In his letter to US Airways executives yesterday, Daniel G. Montgomery, executive director of the Air Transportation Stabilization Board, wrote that the airline had "pursued a disciplined approach to executing its restructuring plan and reacting to changing economic conditions in the airline industry."

The conditional approval was needed to obtain the remaining $200 million in interim financing from US Airways' lead investor, Retirement Systems of Alabama, the airline has said in court documents.

But to obtain the loan guarantee, US Airways still has to win approval of its reorganization plan from U.S. Bankruptcy Court Judge Stephen S. Mitchell, whose decision could come as early as March 20. In addition, the airline has to successfully resolve the contentious issue of its pension fund.

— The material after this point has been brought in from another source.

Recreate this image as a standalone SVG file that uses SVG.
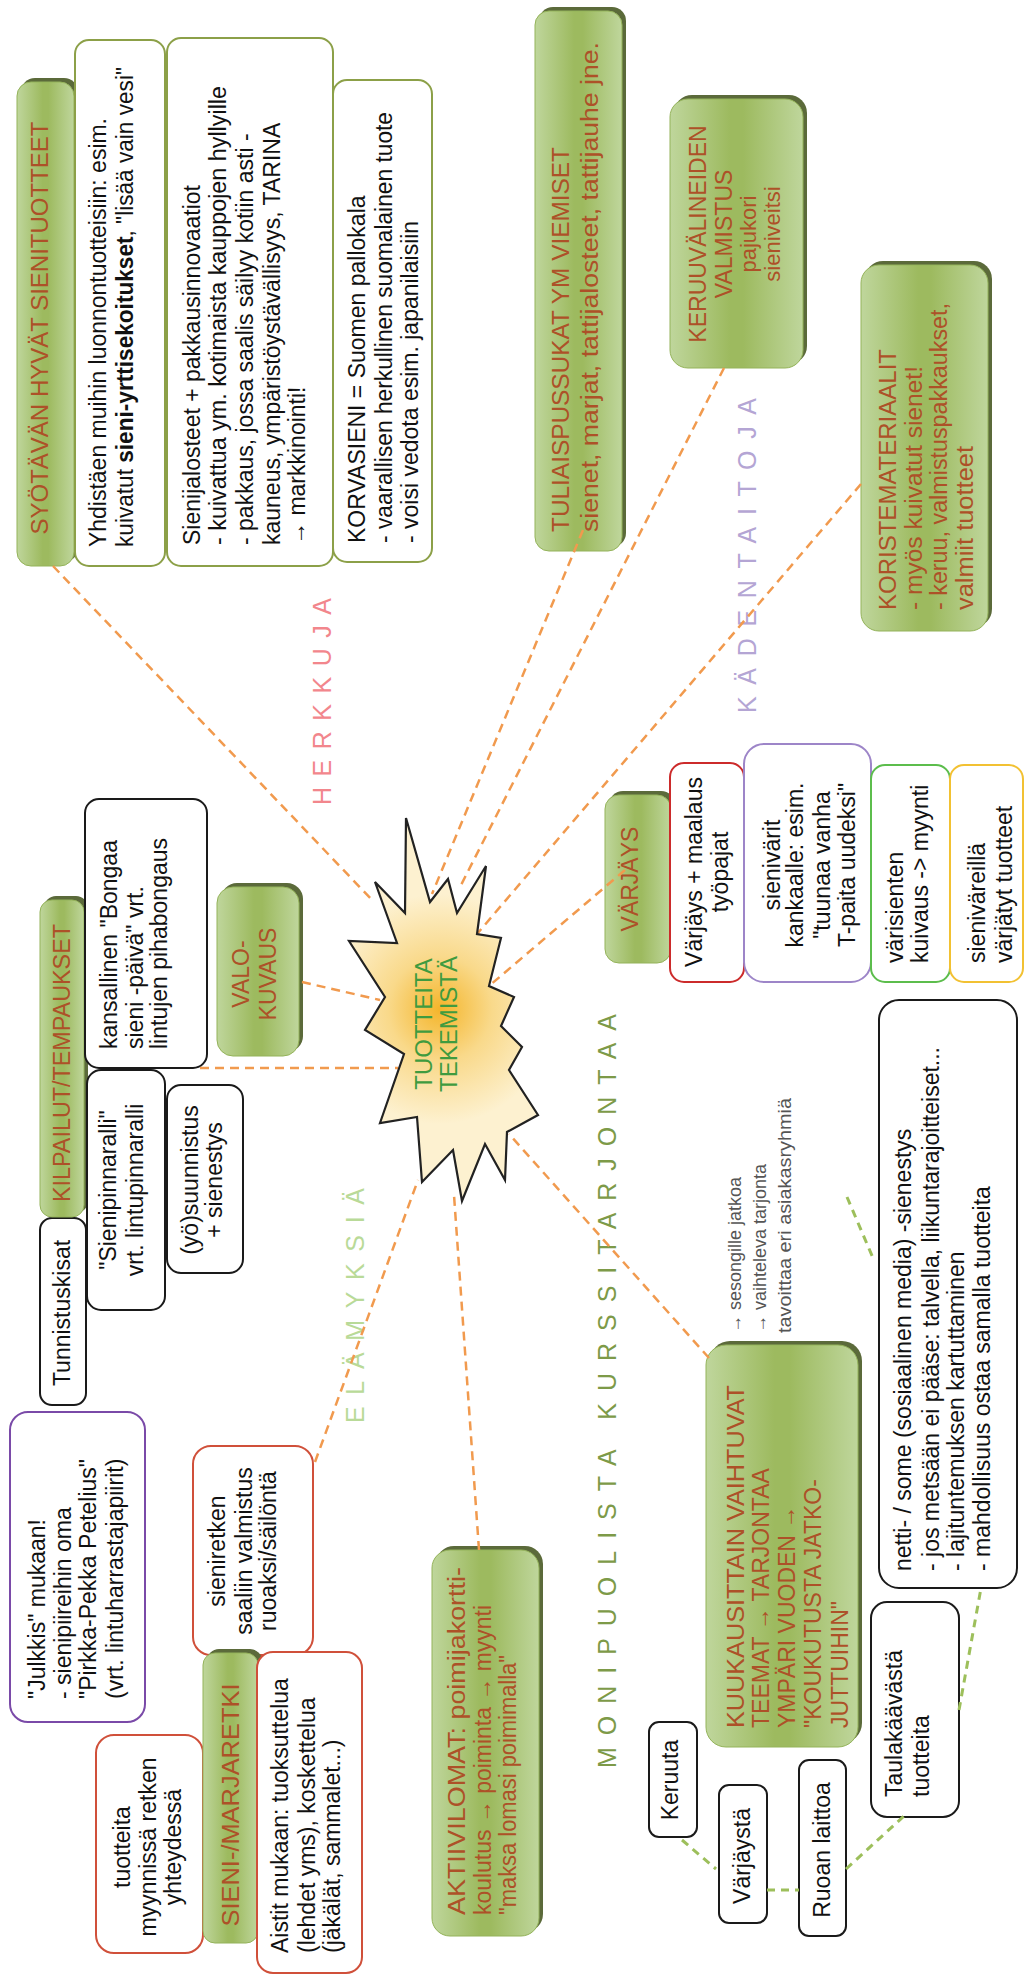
<svg xmlns="http://www.w3.org/2000/svg" width="1026" height="1977" viewBox="0 0 1026 1977">
<defs>
<linearGradient id="gg" x1="0" y1="0" x2="0" y2="1">
<stop offset="0" stop-color="#bfd69c"/>
<stop offset="0.45" stop-color="#9dba5f"/>
<stop offset="0.55" stop-color="#9dba5f"/>
<stop offset="1" stop-color="#bfd69c"/>
</linearGradient>
<radialGradient id="sg" gradientUnits="userSpaceOnUse" cx="968" cy="440" r="115">
<stop offset="0" stop-color="#f4b52a"/>
<stop offset="0.45" stop-color="#f9d98a"/>
<stop offset="1" stop-color="#fdf1d0"/>
</radialGradient>
<style>
.sh{fill:#5b6a3a}
.gb{fill:url(#gg);stroke:#94b35a;stroke-width:1}
.wb{fill:#fff;stroke-width:2}
.k{stroke:#1a1a1a}
.ol{stroke:#8ca048}
.pu{stroke:#7a4aa8}
.ro{stroke:#d0503a}
.rd{stroke:#cc2b2b}
.lp{stroke:#9d85c8}
.gr{stroke:#5cbd4c}
.ye{stroke:#f2c132}
text{font-family:"Liberation Sans",Arial,sans-serif}
.t{font-size:23px;fill:#111}
.gt{font-size:23px;fill:#ad5128}
.gs{font-size:23px;fill:#ad5128}
.m{text-anchor:middle}
.c{fill:none;stroke:#f19a4e;stroke-width:2.5;stroke-dasharray:9 6}
.cg{fill:none;stroke:#9dbf5b;stroke-width:3;stroke-dasharray:8 6}
.sp{font-size:25px}
.g{font-size:18px;fill:#555}
</style>
</defs>
<g transform="translate(0,1977) rotate(-90)">

<g id="syotavan">
<rect class="sh" x="1415" y="21" width="484" height="57" rx="14"/>
<rect class="gb" x="1411" y="17" width="484" height="57" rx="14"/>
<text class="gt m" x="1649" y="48" textLength="413" lengthAdjust="spacingAndGlyphs">SYÖTÄVÄN HYVÄT SIENITUOTTEET</text>
</g>
<g id="yhdistaen">
<rect class="wb ol" x="1411" y="75" width="526" height="90" rx="14"/>
<text class="t" x="1430" y="106" textLength="429" lengthAdjust="spacingAndGlyphs">Yhdistäen muihin luonnontuotteisiin: esim.</text>
<text class="t" x="1430" y="133" textLength="480" lengthAdjust="spacingAndGlyphs">kuivatut <tspan font-weight="bold">sieni-yrttisekoitukset</tspan>, "lisää vain vesi"</text>
</g>
<g id="sienijalosteet">
<rect class="wb ol" x="1411" y="167" width="528" height="166" rx="14"/>
<text class="t" x="1432" y="200">Sienijalosteet + pakkausinnovaatiot</text>
<text class="t" x="1432" y="226" textLength="459" lengthAdjust="spacingAndGlyphs">- kuivattua ym. kotimaista kauppojen hyllyille</text>
<text class="t" x="1432" y="253">- pakkaus, jossa saalis säilyy kotiin asti -</text>
<text class="t" x="1432" y="280">kauneus, ympäristöystävällisyys, TARINA</text>
<text class="t" x="1432" y="305">→ markkinointi!</text>
</g>
<g id="korvasieni">
<rect class="wb ol" x="1415" y="333" width="482" height="99" rx="14"/>
<text class="t" x="1434" y="365">KORVASIENI = Suomen pallokala</text>
<text class="t" x="1434" y="392" textLength="431" lengthAdjust="spacingAndGlyphs">- vaarallisen herkullinen suomalainen tuote</text>
<text class="t" x="1434" y="418">- voisi vedota esim. japanilaisiin</text>
</g>
<g id="tuliaispussukat">
<rect class="sh" x="1430" y="539" width="540" height="87" rx="14"/>
<rect class="gb" x="1426" y="535" width="540" height="87" rx="14"/>
<text class="gt" x="1445" y="569" textLength="385" lengthAdjust="spacingAndGlyphs">TULIAISPUSSUKAT YM VIEMISET</text>
<text class="gs" x="1445" y="598" textLength="490" lengthAdjust="spacingAndGlyphs">sienet, marjat, tattijalosteet, tattijauhe jne.</text>
</g>
<g id="keruuvalineiden">
<rect class="sh" x="1613" y="674" width="269" height="133" rx="18"/>
<rect class="gb" x="1609" y="670" width="269" height="133" rx="18"/>
<text class="gt m" x="1743" y="706">KERUUVÄLINEIDEN</text>
<text class="gt m" x="1743" y="732">VALMISTUS</text>
<text class="gs m" x="1743" y="756" style="font-size:22px">pajukori</text>
<text class="gs m" x="1743" y="780" style="font-size:22px">sieniveitsi</text>
</g>
<g id="koristemateriaalit">
<rect class="sh" x="1350" y="865" width="366" height="127" rx="18"/>
<rect class="gb" x="1346" y="861" width="366" height="127" rx="18"/>
<text class="gt" x="1367" y="896" textLength="261" lengthAdjust="spacingAndGlyphs">KORISTEMATERIAALIT</text>
<text class="gs" x="1367" y="922" textLength="244" lengthAdjust="spacingAndGlyphs">- myös kuivatut sienet!</text>
<text class="gs" x="1367" y="947" textLength="307" lengthAdjust="spacingAndGlyphs">- keruu, valmistuspakkaukset,</text>
<text class="gs" x="1367" y="973" textLength="164" lengthAdjust="spacingAndGlyphs">valmiit tuotteet</text>
</g>
<g id="tunnistuskisat">
<rect class="wb k" x="572" y="40" width="187" height="46" rx="12"/>
<text class="t m" x="664" y="70">Tunnistuskisat</text>
</g>
<g id="kilpailut">
<rect class="sh" x="764" y="44" width="317" height="44" rx="12"/>
<rect class="gb" x="760" y="40" width="317" height="44" rx="12"/>
<text class="gt m" x="914" y="70" textLength="278" lengthAdjust="spacingAndGlyphs">KILPAILUT/TEMPAUKSET</text>
</g>
<g id="kansallinen">
<rect class="wb k" x="909" y="85" width="269" height="122" rx="14"/>
<text class="t" x="928" y="117">kansallinen "Bongaa</text>
<text class="t" x="928" y="143">sieni -päivä" vrt.</text>
<text class="t" x="928" y="167">lintujen pihabongaus</text>
</g>
<g id="sienipinnaralli">
<rect class="wb k" x="667" y="87" width="240" height="78" rx="14"/>
<text class="t m" x="787" y="116">"Sienipinnaralli"</text>
<text class="t m" x="787" y="143">vrt. lintupinnaralli</text>
</g>
<g id="suunnistus">
<rect class="wb k" x="704" y="167" width="188" height="76" rx="14"/>
<text class="t m" x="797" y="198">(yö)suunnistus</text>
<text class="t m" x="797" y="222">+ sienestys</text>
</g>
<g id="valokuvaus">
<rect class="sh" x="925" y="221" width="169" height="82" rx="16"/>
<rect class="gb" x="921" y="217" width="169" height="82" rx="16"/>
<text class="gt m" x="1003" y="249">VALO-</text>
<text class="gt m" x="1003" y="276">KUVAUS</text>
</g>
<g id="julkkis">
<rect class="wb pu" x="255" y="10" width="310" height="135" rx="18"/>
<text class="t" x="278" y="45">"Julkkis" mukaan!</text>
<text class="t" x="278" y="71">- sienipiireihin oma</text>
<text class="t" x="278" y="96">"Pirkka-Pekka Petelius"</text>
<text class="t" x="278" y="123">(vrt. lintuharrastajapiirit)</text>
</g>
<g id="sieniretken">
<rect class="wb ro" x="322" y="193" width="209" height="120" rx="18"/>
<text class="t m" x="426" y="225">sieniretken</text>
<text class="t m" x="426" y="252">saaliin valmistus</text>
<text class="t m" x="426" y="276">ruoaksi/säilöntä</text>
</g>
<g id="tuotteita">
<rect class="wb ro" x="24" y="96" width="218" height="107" rx="18"/>
<text class="t m" x="130" y="130">tuotteita</text>
<text class="t m" x="130" y="156">myynnissä retken</text>
<text class="t m" x="130" y="181">yhteydessä</text>
</g>
<g id="sieniretki">
<rect class="sh" x="38" y="207" width="290" height="55" rx="12"/>
<rect class="gb" x="34" y="203" width="290" height="55" rx="12"/>
<text class="gt m" x="172" y="239" textLength="243" lengthAdjust="spacingAndGlyphs">SIENI-/MARJARETKI</text>
</g>
<g id="aistit">
<rect class="wb ro" x="4" y="257" width="321" height="105" rx="16"/>
<text class="t" x="24" y="288">Aistit mukaan: tuoksuttelua</text>
<text class="t" x="24" y="315">(lehdet yms), koskettelua</text>
<text class="t" x="24" y="340">(jäkälät, sammalet...)</text>
</g>
<g id="aktiivilomat">
<rect class="sh" x="45" y="436" width="386" height="107" rx="18"/>
<rect class="gb" x="41" y="432" width="386" height="107" rx="18"/>
<text class="gs" x="62" y="465" textLength="348" lengthAdjust="spacingAndGlyphs">AKTIIVILOMAT: poimijakortti-</text>
<text class="gs" x="62" y="491" textLength="310" lengthAdjust="spacingAndGlyphs">koulutus → poiminta → myynti</text>
<text class="gs" x="62" y="516" textLength="260" lengthAdjust="spacingAndGlyphs">"maksa lomasi poimimalla"</text>
</g>
<g id="varjays">
<rect class="sh" x="1018" y="609" width="168" height="66" rx="14"/>
<rect class="gb" x="1014" y="605" width="168" height="66" rx="14"/>
<text class="gt m" x="1098" y="638">VÄRJÄYS</text>
</g>
<g id="varjays-maalaus">
<rect class="wb rd" x="995" y="670" width="219" height="74" rx="14"/>
<text class="t m" x="1105" y="702">Värjäys + maalaus</text>
<text class="t m" x="1105" y="728">työpajat</text>
</g>
<g id="sienivarit">
<rect class="wb lp" x="995" y="744" width="238" height="127" rx="20"/>
<text class="t m" x="1112" y="780">sienivärit</text>
<text class="t m" x="1112" y="803">kankaalle: esim.</text>
<text class="t m" x="1112" y="830">"tuunaa vanha</text>
<text class="t m" x="1112" y="855">T-paita uudeksi"</text>
</g>
<g id="varisienten">
<rect class="wb gr" x="995" y="871" width="217" height="79" rx="14"/>
<text class="t" x="1014" y="903">värisienten</text>
<text class="t" x="1014" y="928">kuivaus -&gt; myynti</text>
</g>
<g id="sienivareilla">
<rect class="wb ye" x="995" y="950" width="217" height="73" rx="14"/>
<text class="t" x="1014" y="985">sieniväreillä</text>
<text class="t" x="1014" y="1012">värjätyt tuotteet</text>
</g>
<g id="kuukausittain">
<rect class="sh" x="234" y="710" width="402" height="152" rx="20"/>
<rect class="gb" x="230" y="706" width="402" height="152" rx="20"/>
<text class="gt" x="249" y="744" textLength="343" lengthAdjust="spacingAndGlyphs">KUUKAUSITTAIN VAIHTUVAT</text>
<text class="gt" x="249" y="769">TEEMAT → TARJONTAA</text>
<text class="gt" x="249" y="795">YMPÄRI VUODEN →</text>
<text class="gt" x="249" y="821">"KOUKUTUSTA JATKO-</text>
<text class="gt" x="249" y="848">JUTTUIHIN"</text>
</g>
<g id="hyodyt">
<text class="g" x="644" y="741">→ sesongille jatkoa</text>
<text class="g" x="644" y="766">→ vaihteleva tarjonta</text>
<text class="g" x="644" y="791" textLength="235" lengthAdjust="spacingAndGlyphs">tavoittaa eri asiakasryhmiä</text>
</g>
<g id="netti">
<rect class="wb k" x="389" y="879" width="588" height="138" rx="20"/>
<text class="t" x="406" y="911">netti- / some (sosiaalinen media) -sienestys</text>
<text class="t" x="406" y="939" textLength="524" lengthAdjust="spacingAndGlyphs">- jos metsään ei pääse: talvella, liikuntarajoitteiset...</text>
<text class="t" x="406" y="964">- lajituntemuksen kartuttaminen</text>
<text class="t" x="406" y="990">- mahdollisuus ostaa samalla tuotteita</text>
</g>
<g id="taulakaava">
<rect class="wb k" x="160" y="871" width="215" height="88" rx="16"/>
<text class="t" x="180" y="902">Taulakäävästä</text>
<text class="t" x="180" y="929">tuotteita</text>
</g>
<g id="ruoan">
<rect class="wb k" x="41" y="799" width="176" height="47" rx="10"/>
<text class="t m" x="127" y="830">Ruoan laittoa</text>
</g>
<g id="varjaysta">
<rect class="wb k" x="54" y="719" width="138" height="48" rx="10"/>
<text class="t m" x="121" y="750">Värjäystä</text>
</g>
<g id="keruuta">
<rect class="wb k" x="140" y="649" width="115" height="48" rx="10"/>
<text class="t m" x="197" y="678">Keruuta</text>
</g>

<g id="labels">
<text class="sp" x="1172" y="331" textLength="207" lengthAdjust="spacing" style="fill:#f2868c">HERKKUJA</text>
<text class="sp" x="1264" y="756" textLength="315" lengthAdjust="spacing" style="fill:#b4a5d4">KÄDENTAITOJA</text>
<text class="sp" x="554" y="364" textLength="235" lengthAdjust="spacing" style="fill:#b9da98">ELÄMYKSIÄ</text>
<text class="sp" x="209" y="616" textLength="754" lengthAdjust="spacing" style="fill:#7d9a48">MONIPUOLISTA KURSSITARJONTAA</text>
</g>

<g id="connectors">
<path class="c" d="M1411,53 L1075,374"/>
<path class="c" d="M1447,583 L1083,432"/>
<path class="c" d="M1609,724 L1088,459"/>
<path class="c" d="M1493,861 L1043,477"/>
<path class="c" d="M1107,625 L991,489"/>
<path class="c" d="M995,302 L977,380"/>
<path class="c" d="M909,200 L909,398"/>
<path class="c" d="M515,315 L797,418"/>
<path class="c" d="M427,479 L782,454"/>
<path class="c" d="M619,709 L843,509"/>
<path class="cg" d="M137,682 L108,716"/>
<path class="cg" d="M87,767 L87,799"/>
<path class="cg" d="M108,846 L161,904"/>
<path class="cg" d="M267,959 L389,981"/>
<path class="cg" d="M780,847 L719,873"/>
</g>

<g id="center">
<polygon points="1159,406 1075,430 1098,448 1064,457 1111,486 1043,477 1039,501 991,489 980,514 951,501 930,522 907,509 862,538 845,507 797,505 833,485 776,462 827,453 795,422 860,417 854,380 923,404 947,365 980,385 1036,349 1034,397 1095,375 1064,405" fill="url(#sg)" stroke="#222" stroke-width="2.2" stroke-linejoin="miter"/>
<text class="m" x="953" y="432" style="font-size:24px;fill:#3f9b3f">TUOTTEITA</text>
<text class="m" x="953" y="457" style="font-size:24px;fill:#3f9b3f">TEKEMISTÄ</text>
</g>

</g>
</svg>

US Airways executives said last month that they would ask the federal bankruptcy court to terminate its pilots' pension plan, which is underfunded by about $2 billion. The airline said it was developing a new plan which could reduce future pensions for pilots by about 50 percent. It has to gain approval for its new approach from the bankruptcy court and the Pension Benefit Guaranty Corp. to obtain the loan guarantee.

US Airways pilots have vowed to fight the airline's effort to dissolve its plan. Roy Freundlich, a spokesman for US Airways' pilots union, said the group filed a grievance with the airline and with the National Mediation Board, arguing that the airline's plan was against its current labor contract. The union also plans to file its objection to the bankruptcy court at a hearing Feb. 20.

"The company has provided no acceptable proposal or alternative for us other than to oppose the termination," Freundlich said. He described the airline's intent as "extraordinary, excessive and unfair."

The Arlington-based airline applied for the loan guarantee in June and won conditional approval. But after it filed for bankruptcy in August, the ATSB, which reviewed the airline's application, said the airline had to submit its reorganization plan to the board for another review to secure the guarantee.

Since its Chapter 11 filing, the nation's seventh-largest airline has trimmed nearly $1.9 billion a year in costs from its employees, aircraft leaseholders and suppliers.